Return each line holding the string "chart".

=-=-=-=-=

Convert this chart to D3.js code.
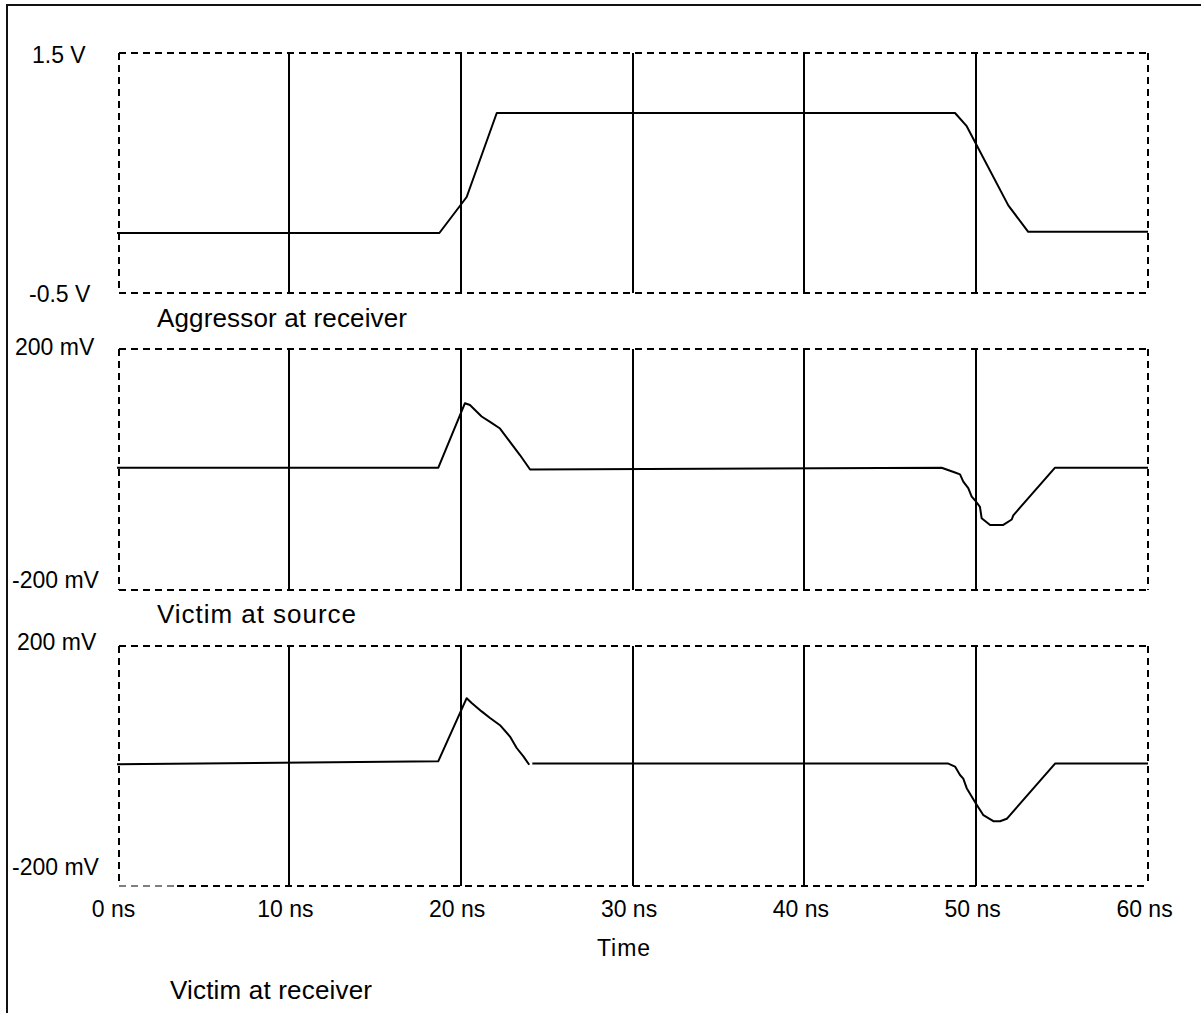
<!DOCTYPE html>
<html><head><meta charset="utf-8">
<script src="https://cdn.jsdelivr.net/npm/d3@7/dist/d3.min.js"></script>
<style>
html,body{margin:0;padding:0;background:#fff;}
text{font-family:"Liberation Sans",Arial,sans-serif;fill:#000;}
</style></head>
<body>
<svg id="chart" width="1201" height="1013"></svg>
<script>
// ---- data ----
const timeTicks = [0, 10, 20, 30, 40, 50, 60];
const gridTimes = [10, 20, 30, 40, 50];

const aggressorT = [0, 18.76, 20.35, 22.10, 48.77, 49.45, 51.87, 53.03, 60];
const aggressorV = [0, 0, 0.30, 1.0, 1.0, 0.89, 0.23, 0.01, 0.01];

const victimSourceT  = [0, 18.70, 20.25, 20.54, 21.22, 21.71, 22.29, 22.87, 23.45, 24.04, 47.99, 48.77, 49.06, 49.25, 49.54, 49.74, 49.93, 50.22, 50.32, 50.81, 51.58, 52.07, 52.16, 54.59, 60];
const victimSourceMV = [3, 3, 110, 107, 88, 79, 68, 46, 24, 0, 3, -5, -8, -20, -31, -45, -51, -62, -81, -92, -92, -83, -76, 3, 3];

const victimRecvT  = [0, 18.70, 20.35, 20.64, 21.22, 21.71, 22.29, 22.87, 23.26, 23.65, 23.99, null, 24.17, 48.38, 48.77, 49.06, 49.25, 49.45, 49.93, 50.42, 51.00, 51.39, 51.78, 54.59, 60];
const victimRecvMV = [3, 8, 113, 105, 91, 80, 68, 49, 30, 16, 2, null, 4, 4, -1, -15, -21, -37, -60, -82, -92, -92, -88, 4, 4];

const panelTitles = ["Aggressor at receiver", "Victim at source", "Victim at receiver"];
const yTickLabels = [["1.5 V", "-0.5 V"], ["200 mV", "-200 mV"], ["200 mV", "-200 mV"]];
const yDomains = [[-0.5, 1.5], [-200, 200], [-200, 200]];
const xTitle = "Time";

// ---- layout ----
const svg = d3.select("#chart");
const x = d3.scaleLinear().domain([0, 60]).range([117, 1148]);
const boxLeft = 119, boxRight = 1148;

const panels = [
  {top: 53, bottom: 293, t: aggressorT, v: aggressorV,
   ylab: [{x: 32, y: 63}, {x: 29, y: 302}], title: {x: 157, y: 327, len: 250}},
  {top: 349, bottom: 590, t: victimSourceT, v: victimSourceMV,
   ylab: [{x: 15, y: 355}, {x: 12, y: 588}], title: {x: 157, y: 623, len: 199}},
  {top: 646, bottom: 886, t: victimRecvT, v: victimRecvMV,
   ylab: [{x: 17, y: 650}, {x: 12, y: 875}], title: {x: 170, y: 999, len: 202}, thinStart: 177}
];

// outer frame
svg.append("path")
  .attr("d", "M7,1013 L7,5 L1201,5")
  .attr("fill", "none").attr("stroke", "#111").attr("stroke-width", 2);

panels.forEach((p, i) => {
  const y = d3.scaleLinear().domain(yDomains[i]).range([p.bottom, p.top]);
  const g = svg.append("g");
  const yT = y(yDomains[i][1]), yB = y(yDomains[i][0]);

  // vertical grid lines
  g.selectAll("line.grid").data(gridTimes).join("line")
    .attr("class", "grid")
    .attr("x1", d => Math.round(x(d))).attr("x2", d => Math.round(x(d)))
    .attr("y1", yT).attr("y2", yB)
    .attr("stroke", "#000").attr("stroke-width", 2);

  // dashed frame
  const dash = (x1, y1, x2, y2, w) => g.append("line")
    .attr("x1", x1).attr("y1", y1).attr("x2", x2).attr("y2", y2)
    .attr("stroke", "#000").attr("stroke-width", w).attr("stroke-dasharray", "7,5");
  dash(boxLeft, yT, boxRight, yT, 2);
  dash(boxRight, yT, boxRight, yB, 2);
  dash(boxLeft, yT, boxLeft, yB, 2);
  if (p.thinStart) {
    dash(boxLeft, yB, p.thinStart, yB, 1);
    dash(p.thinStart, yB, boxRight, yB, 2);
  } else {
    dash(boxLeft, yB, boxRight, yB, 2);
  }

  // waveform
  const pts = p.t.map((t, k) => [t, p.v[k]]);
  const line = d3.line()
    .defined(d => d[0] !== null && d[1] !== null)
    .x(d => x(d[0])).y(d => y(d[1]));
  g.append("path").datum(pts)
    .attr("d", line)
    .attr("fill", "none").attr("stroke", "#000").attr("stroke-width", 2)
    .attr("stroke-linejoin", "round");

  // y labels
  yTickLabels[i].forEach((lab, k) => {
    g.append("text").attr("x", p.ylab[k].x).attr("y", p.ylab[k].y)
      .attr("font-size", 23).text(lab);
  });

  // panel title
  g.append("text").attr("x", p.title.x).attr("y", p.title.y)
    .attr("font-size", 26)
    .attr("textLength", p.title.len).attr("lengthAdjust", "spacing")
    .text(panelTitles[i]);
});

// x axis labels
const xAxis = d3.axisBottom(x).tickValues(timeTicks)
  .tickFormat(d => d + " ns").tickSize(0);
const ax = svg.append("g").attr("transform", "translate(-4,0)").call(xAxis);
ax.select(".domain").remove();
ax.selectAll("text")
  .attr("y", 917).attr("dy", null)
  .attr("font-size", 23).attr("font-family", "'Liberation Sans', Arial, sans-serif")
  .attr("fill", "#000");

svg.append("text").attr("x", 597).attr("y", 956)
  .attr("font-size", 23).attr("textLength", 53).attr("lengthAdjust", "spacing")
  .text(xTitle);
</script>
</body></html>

=-=-=-=-=

▶ [FINISHED TASK]:
Convert this chart to D3.js code.
<svg id="chart" width="1201" height="1013"></svg>
const svg = d3.select("#chart");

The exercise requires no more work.